Chinese door-to-door parcel delivery businesses, which charge around 10 yuan per package, have been handling 50% more parcels than a year ago. Saying roughly 14 billion parcels were delivered last year, the Chinese news media has been reporting that China has zoomed past the U.S. to become the world's biggest market for parcel delivery services.
Not on the farm anymore
China's door-to-door parcel delivery industry is dominated by private-sector businesses, whose aggregate market share reaches 85%. This new industry also has become a major source of jobs for workers -- especially young men -- who leave farming villages and come to cities in search of employment.
"I still don't know Beijing streets well," a parcel delivery driver said over the phone. "Which way should I go?" The Nikkei Asian Review had phoned him by dialing the contact number provided by his company. It was well past the assigned delivery time, and we had not received our parcel.
The delivery man was in his late 20s and from Henan Province. When asked about the delay, he described a grueling job. He said he starts early in the morning and delivers more than 100 parcels day after day. His words were thick with a regional accent.
These delivery workers typically earn between 4,000 yuan and 5,000 yuan a month. This is a good wage in urban China, about the same pay university graduates get right out of school.
There are rumors of some desperate would-be delivery workers forking out several thousand yuan and buying electric scooters to get delivery jobs.
What is known is that the industry has become a major employer of young workers from farm villages. It has filled a void left by China's real estate slump and the resultant lack of construction work.
Opportunities, challenges
People's dissatisfaction toward brick-and-mortar retailers has been behind the dramatic growth of online shopping in China. Helped by the rise of the smartphone, a growing number of Chinese are buying virtually everything online, except perishables and a handful of other items.

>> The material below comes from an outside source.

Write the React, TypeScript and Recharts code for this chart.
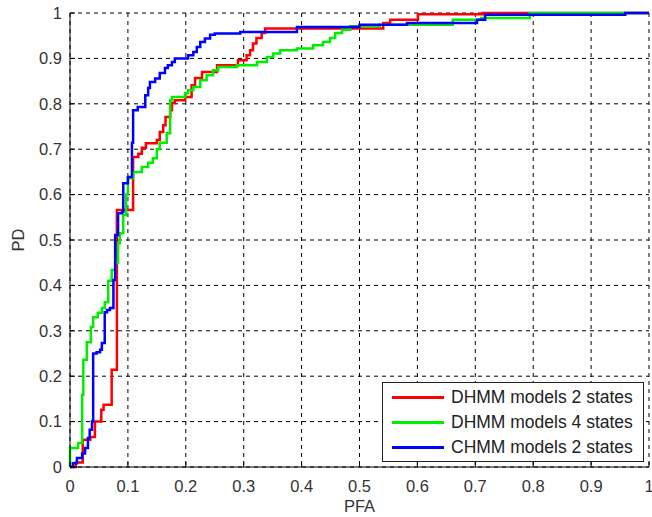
import React from "react";
import { LineChart, Line, XAxis, YAxis, CartesianGrid, Legend } from "recharts";

// PFA / PD step points
const dhmm2Pfa = [0, 0.01, 0.022, 0.035, 0.043, 0.054, 0.058, 0.072, 0.081, 0.109, 0.118, 0.124, 0.131, 0.15, 0.155, 0.161, 0.165, 0.173, 0.176, 0.181, 0.199, 0.21, 0.216, 0.228, 0.254, 0.29, 0.305, 0.311, 0.316, 0.322, 0.331, 0.337, 0.541, 0.553, 0.601, 0.713, 1];
const dhmm2Pd = [0, 0.01, 0.06, 0.066, 0.1, 0.126, 0.137, 0.214, 0.566, 0.683, 0.69, 0.703, 0.713, 0.72, 0.738, 0.753, 0.771, 0.786, 0.802, 0.808, 0.815, 0.841, 0.857, 0.87, 0.885, 0.896, 0.907, 0.918, 0.933, 0.945, 0.956, 0.966, 0.978, 0.985, 0.997, 1, 1];

const dhmm4Pfa = [0, 0, 0.014, 0.021, 0.023, 0.029, 0.036, 0.04, 0.048, 0.055, 0.06, 0.066, 0.072, 0.078, 0.083, 0.086, 0.092, 0.097, 0.1, 0.109, 0.124, 0.135, 0.143, 0.15, 0.155, 0.167, 0.173, 0.176, 0.199, 0.204, 0.213, 0.225, 0.236, 0.247, 0.256, 0.288, 0.323, 0.34, 0.351, 0.363, 0.392, 0.42, 0.437, 0.449, 0.458, 0.47, 0.484, 0.535, 0.661, 0.71, 0.794, 1];
const dhmm4Pd = [0, 0.042, 0.053, 0.159, 0.236, 0.275, 0.309, 0.33, 0.34, 0.35, 0.363, 0.41, 0.434, 0.45, 0.493, 0.515, 0.555, 0.6, 0.636, 0.65, 0.661, 0.67, 0.68, 0.7, 0.714, 0.735, 0.808, 0.815, 0.823, 0.83, 0.837, 0.852, 0.863, 0.874, 0.881, 0.885, 0.892, 0.903, 0.911, 0.918, 0.922, 0.929, 0.936, 0.945, 0.956, 0.963, 0.971, 0.974, 0.985, 0.989, 1, 1];

const chmm2Pfa = [0, 0.005, 0.012, 0.021, 0.026, 0.031, 0.034, 0.038, 0.04, 0.046, 0.052, 0.055, 0.06, 0.064, 0.069, 0.075, 0.078, 0.083, 0.09, 0.092, 0.1, 0.107, 0.109, 0.117, 0.13, 0.135, 0.138, 0.147, 0.155, 0.164, 0.169, 0.176, 0.181, 0.204, 0.213, 0.219, 0.225, 0.233, 0.242, 0.25, 0.294, 0.392, 0.5, 0.582, 0.703, 0.717, 0.959, 1];
const chmm2Pd = [0, 0.008, 0.02, 0.03, 0.042, 0.064, 0.082, 0.1, 0.25, 0.253, 0.258, 0.273, 0.341, 0.346, 0.35, 0.412, 0.511, 0.559, 0.562, 0.625, 0.639, 0.714, 0.786, 0.793, 0.819, 0.835, 0.848, 0.856, 0.868, 0.879, 0.885, 0.892, 0.9, 0.907, 0.914, 0.925, 0.936, 0.944, 0.952, 0.955, 0.958, 0.969, 0.974, 0.978, 0.985, 0.996, 1, 1];

const ticks = [0, 0.1, 0.2, 0.3, 0.4, 0.5, 0.6, 0.7, 0.8, 0.9, 1];
const seriesNames = ["DHMM models 2 states", "DHMM models 4 states", "CHMM models 2 states"];
const seriesColors = ["#ff0000", "#00ee00", "#0000ff"];

const toPoints = (pfa: number[], pd: number[]) => pfa.map((x, i) => ({ pfa: x, pd: pd[i] }));

const series = [
  toPoints(dhmm2Pfa, dhmm2Pd),
  toPoints(dhmm4Pfa, dhmm4Pd),
  toPoints(chmm2Pfa, chmm2Pd),
];

const tickStyle = { fontSize: 16.5, fill: "#333" };

function LegendBox() {
  return (
    <div
      style={{
        width: 262,
        height: 80,
        boxSizing: "border-box",
        border: "1px solid #222",
        background: "#fff",
        paddingTop: 2,
      }}
    >
      {seriesNames.map((name, i) => (
        <div key={name} style={{ display: "flex", alignItems: "center", height: 25 }}>
          <div style={{ width: 52, height: 2.5, marginLeft: 9, background: seriesColors[i] }} />
          <span style={{ marginLeft: 7, fontSize: 17.5, color: "#222", whiteSpace: "nowrap" }}>{name}</span>
        </div>
      ))}
    </div>
  );
}

export default function App() {
  return (
    <div
      style={{
        position: "absolute",
        left: 0,
        top: 0,
        width: 652,
        height: 517,
        background: "#fff",
        fontFamily: "'Liberation Sans', Arial, sans-serif",
      }}
    >
      <LineChart width={652} height={517} margin={{ top: 13, right: 3, left: 0, bottom: 0 }}>
        <CartesianGrid strokeDasharray="4 4" stroke="#000" strokeWidth={1} />
        <XAxis
          type="number"
          dataKey="pfa"
          domain={[0, 1]}
          ticks={ticks}
          interval={0}
          height={50}
          tick={tickStyle}
          tickSize={-5}
          tickMargin={18}
          tickFormatter={(v) => String(v)}
          axisLine={{ stroke: "#000" }}
          tickLine={{ stroke: "#000" }}
          label={{ value: "PFA", position: "insideBottom", offset: 5, style: { fontSize: 16.5, fill: "#333" } }}
        />
        <XAxis
          xAxisId="top"
          orientation="top"
          type="number"
          domain={[0, 1]}
          ticks={ticks}
          height={0}
          tick={false}
          tickSize={-5}
          axisLine={{ stroke: "#000" }}
          tickLine={{ stroke: "#000" }}
        />
        <YAxis
          type="number"
          domain={[0, 1]}
          ticks={ticks}
          interval={0}
          width={70}
          tick={tickStyle}
          tickSize={-5}
          tickMargin={13}
          tickFormatter={(v) => String(v)}
          axisLine={{ stroke: "#000" }}
          tickLine={{ stroke: "#000" }}
          label={{
            value: "PD",
            angle: -90,
            position: "insideLeft",
            offset: 18,
            style: { fontSize: 16.5, fill: "#333", textAnchor: "middle" },
          }}
        />
        <YAxis
          yAxisId="right"
          orientation="right"
          type="number"
          domain={[0, 1]}
          ticks={ticks}
          width={0}
          tick={false}
          tickSize={-5}
          axisLine={{ stroke: "#000" }}
          tickLine={{ stroke: "#000" }}
        />
        {series.map((pts, i) => (
          <Line
            key={seriesNames[i]}
            data={pts}
            dataKey="pd"
            name={seriesNames[i]}
            type="stepAfter"
            stroke={seriesColors[i]}
            strokeWidth={2.5}
            dot={false}
            activeDot={false}
            isAnimationActive={false}
          />
        ))}
        <Legend
          layout="vertical"
          align="center"
          verticalAlign="middle"
          content={() => <LegendBox />}
          wrapperStyle={{ left: 382, top: 382, width: 262, height: 80 }}
        />
      </LineChart>
    </div>
  );
}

But China's online marketplace has the same pitfalls as conventional retailers. Counterfeit merchandise is often peddled. Quality control can be poor. And delivery channels are oftentimes clogged. China's e-tailers must solve these problems to prevent consumers from turning to overseas Internet shops. If they are successful, they will likely spawn new businesses, just like they did with the electric rickshaw delivery system.